WHAT TO WORK ON: Return every line of the data below that includes the string "with".

(Source code of charts)
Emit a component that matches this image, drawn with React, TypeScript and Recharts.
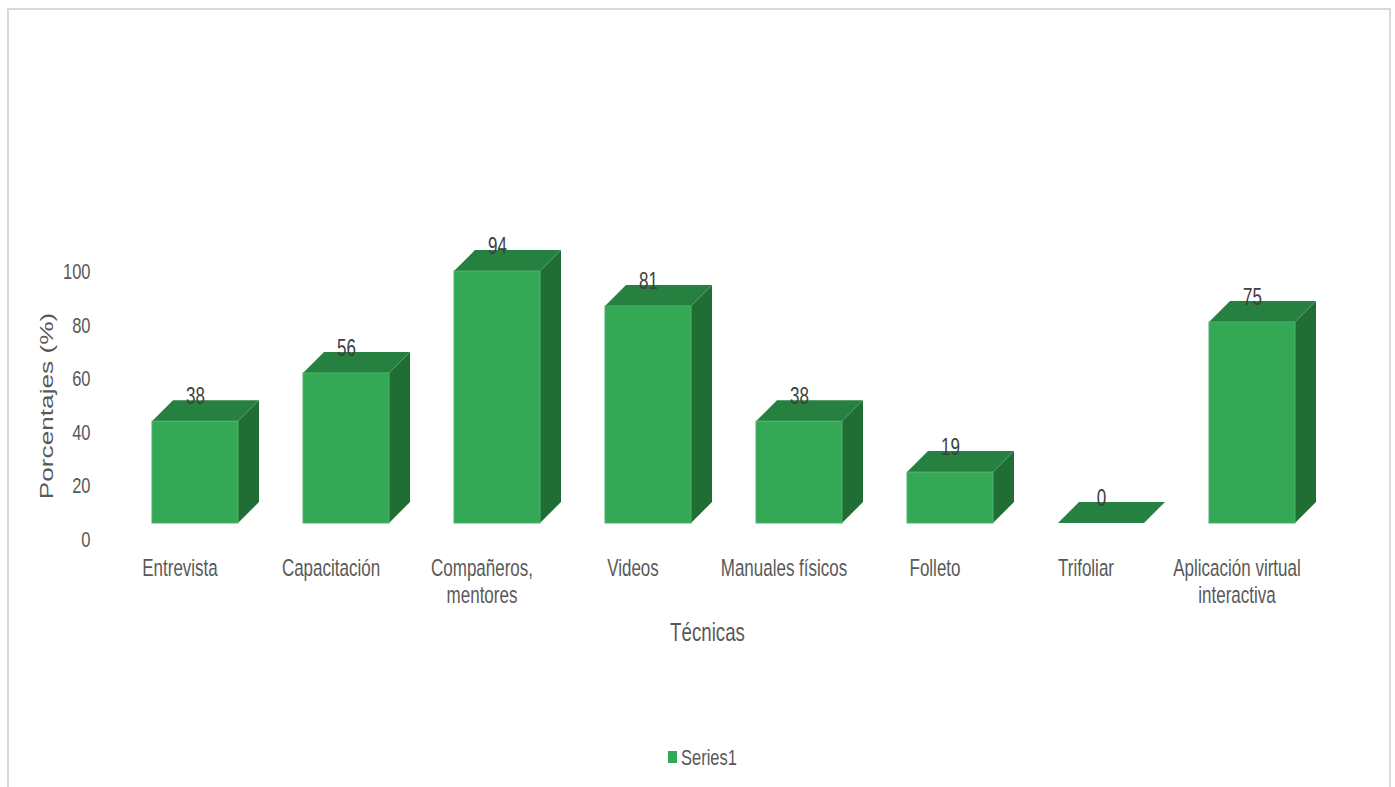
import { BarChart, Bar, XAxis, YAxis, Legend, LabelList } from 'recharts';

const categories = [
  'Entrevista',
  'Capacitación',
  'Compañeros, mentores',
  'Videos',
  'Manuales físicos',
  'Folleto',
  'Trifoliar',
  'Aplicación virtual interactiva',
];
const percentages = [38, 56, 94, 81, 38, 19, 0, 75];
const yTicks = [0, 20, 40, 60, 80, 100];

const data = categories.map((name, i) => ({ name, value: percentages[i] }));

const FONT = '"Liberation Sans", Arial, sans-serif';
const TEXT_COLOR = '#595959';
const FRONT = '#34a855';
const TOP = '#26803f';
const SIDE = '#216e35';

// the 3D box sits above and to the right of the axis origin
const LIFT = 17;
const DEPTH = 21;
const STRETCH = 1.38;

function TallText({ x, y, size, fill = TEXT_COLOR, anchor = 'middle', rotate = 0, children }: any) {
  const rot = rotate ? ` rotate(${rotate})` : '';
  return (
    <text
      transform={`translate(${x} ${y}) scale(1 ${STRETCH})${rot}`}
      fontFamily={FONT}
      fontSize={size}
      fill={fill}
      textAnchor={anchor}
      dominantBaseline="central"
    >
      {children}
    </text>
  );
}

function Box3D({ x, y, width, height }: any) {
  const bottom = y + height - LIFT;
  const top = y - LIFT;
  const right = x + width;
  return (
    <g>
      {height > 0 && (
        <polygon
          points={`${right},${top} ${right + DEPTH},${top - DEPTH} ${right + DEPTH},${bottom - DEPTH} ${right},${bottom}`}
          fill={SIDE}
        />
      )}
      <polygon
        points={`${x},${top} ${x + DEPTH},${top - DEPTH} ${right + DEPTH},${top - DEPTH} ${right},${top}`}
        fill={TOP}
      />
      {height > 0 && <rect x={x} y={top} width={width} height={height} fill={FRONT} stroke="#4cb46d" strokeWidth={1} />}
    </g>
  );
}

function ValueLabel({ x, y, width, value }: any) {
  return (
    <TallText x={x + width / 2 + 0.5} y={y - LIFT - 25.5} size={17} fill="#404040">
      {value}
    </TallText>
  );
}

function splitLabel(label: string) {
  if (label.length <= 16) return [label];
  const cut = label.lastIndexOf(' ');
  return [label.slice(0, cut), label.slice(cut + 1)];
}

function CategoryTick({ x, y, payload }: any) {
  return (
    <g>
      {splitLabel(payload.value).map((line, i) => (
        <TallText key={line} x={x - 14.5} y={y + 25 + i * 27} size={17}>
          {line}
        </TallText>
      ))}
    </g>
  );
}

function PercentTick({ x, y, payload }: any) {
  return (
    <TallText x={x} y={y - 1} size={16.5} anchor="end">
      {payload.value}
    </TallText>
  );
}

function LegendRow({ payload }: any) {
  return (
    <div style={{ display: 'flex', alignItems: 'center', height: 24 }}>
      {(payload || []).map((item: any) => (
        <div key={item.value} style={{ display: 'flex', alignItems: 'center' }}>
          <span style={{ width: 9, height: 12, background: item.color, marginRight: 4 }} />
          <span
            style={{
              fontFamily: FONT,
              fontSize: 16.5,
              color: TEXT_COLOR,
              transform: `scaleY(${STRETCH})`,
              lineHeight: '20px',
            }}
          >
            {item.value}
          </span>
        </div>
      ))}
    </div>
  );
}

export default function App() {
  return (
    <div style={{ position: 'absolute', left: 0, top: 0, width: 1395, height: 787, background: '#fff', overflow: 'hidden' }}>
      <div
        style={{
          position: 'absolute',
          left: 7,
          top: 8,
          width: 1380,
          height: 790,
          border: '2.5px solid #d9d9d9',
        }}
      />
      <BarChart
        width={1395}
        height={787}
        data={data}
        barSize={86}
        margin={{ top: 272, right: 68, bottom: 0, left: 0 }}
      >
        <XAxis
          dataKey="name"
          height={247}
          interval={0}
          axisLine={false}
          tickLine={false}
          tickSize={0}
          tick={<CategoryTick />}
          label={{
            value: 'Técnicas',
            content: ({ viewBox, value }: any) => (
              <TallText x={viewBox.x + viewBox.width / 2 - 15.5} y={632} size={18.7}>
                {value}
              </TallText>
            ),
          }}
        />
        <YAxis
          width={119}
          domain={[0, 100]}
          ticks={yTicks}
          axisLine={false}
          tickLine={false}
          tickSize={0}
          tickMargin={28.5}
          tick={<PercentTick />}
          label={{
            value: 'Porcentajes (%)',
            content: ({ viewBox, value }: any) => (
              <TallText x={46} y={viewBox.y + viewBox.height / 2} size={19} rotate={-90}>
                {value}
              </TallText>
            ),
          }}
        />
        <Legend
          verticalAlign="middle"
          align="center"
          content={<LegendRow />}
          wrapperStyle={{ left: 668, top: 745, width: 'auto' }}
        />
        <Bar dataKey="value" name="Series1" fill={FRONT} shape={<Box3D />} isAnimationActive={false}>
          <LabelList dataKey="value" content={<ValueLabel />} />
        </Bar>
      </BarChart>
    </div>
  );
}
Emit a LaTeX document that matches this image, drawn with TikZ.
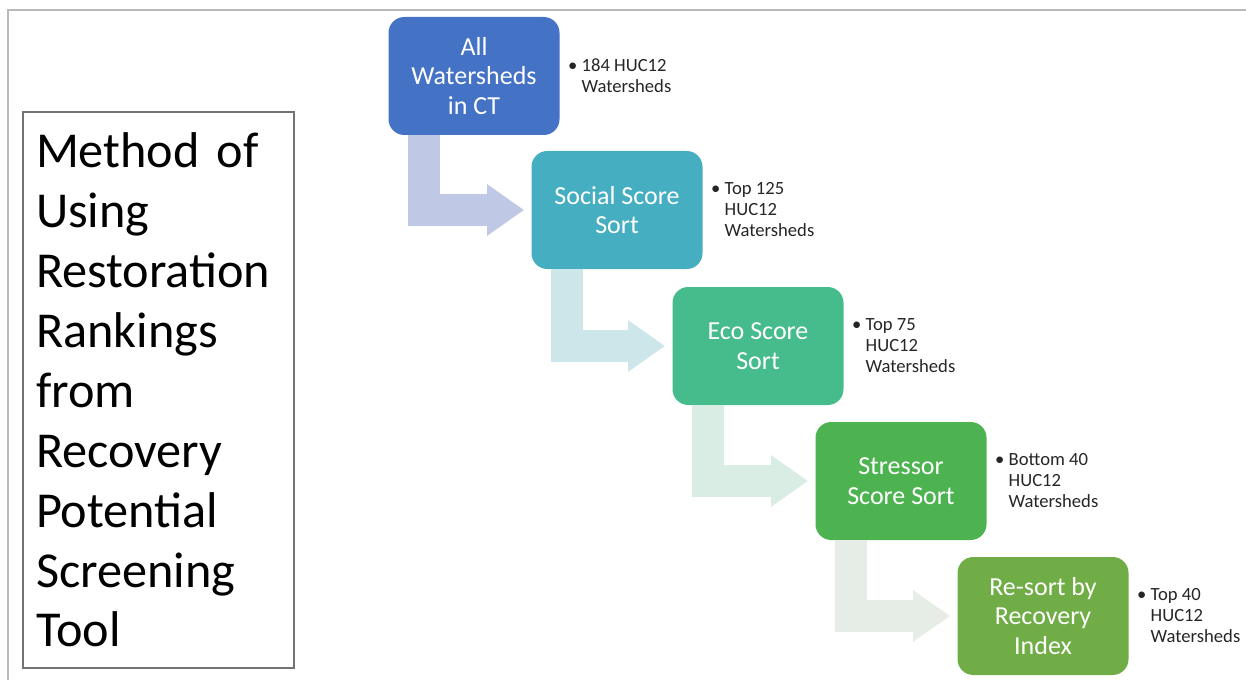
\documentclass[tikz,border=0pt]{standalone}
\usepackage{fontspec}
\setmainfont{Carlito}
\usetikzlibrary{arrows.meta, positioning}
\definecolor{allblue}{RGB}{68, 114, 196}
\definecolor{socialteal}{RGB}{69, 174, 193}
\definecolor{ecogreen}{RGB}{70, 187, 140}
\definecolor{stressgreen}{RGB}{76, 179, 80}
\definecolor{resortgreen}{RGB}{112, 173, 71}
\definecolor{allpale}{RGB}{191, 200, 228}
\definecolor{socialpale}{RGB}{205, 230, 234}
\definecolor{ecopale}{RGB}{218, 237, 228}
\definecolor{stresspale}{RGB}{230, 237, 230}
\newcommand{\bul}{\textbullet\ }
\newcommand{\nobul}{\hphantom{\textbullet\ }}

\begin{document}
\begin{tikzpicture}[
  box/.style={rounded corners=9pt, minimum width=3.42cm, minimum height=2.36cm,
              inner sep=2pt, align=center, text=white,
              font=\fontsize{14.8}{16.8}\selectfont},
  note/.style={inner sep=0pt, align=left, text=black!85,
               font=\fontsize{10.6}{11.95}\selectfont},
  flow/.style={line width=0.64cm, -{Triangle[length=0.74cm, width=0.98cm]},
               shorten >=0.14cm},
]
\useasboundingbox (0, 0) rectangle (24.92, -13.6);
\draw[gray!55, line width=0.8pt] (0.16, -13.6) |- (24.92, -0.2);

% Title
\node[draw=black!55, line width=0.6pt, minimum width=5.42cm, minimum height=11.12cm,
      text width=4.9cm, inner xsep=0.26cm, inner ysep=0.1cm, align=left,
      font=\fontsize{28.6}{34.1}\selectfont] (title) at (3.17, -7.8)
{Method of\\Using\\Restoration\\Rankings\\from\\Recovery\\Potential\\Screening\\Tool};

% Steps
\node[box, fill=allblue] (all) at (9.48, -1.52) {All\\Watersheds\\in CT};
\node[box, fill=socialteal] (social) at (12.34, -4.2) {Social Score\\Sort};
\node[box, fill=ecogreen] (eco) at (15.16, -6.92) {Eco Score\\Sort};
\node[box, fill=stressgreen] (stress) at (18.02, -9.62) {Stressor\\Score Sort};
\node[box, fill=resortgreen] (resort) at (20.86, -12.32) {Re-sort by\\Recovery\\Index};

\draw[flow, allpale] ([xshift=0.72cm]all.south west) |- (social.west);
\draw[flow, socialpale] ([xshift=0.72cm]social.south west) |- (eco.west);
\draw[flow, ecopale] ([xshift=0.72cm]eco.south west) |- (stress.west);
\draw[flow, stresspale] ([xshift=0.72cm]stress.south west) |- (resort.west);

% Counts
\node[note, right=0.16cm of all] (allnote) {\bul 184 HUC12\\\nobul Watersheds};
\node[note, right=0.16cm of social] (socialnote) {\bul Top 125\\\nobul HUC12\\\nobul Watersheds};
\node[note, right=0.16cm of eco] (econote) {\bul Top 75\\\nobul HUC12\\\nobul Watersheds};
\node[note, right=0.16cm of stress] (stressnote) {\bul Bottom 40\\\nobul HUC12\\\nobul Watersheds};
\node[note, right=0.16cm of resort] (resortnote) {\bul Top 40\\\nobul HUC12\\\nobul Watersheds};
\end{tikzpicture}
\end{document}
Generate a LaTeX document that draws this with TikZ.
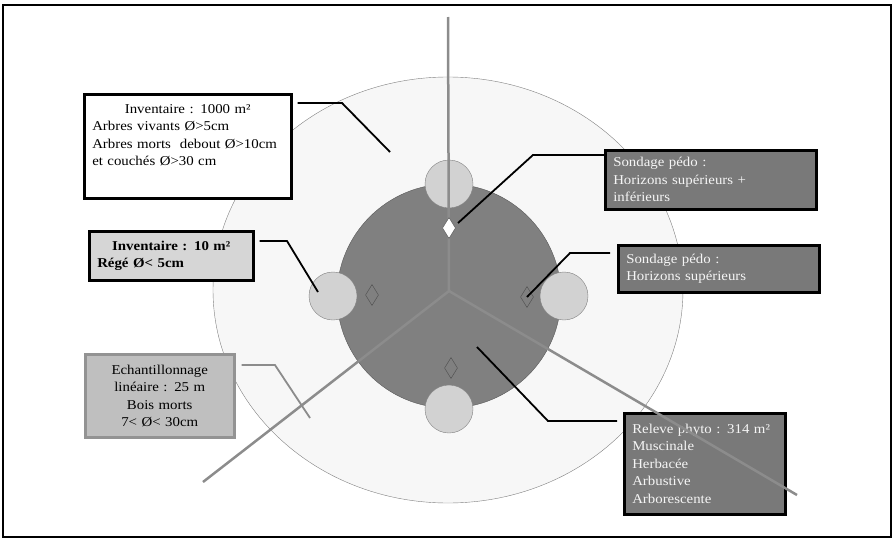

RESPONSE:
Emit a component that matches this image, drawn with React, TypeScript and Recharts.
Emit a LaTeX document that matches this image, drawn with TikZ.
Generate a LaTeX document that draws this with TikZ.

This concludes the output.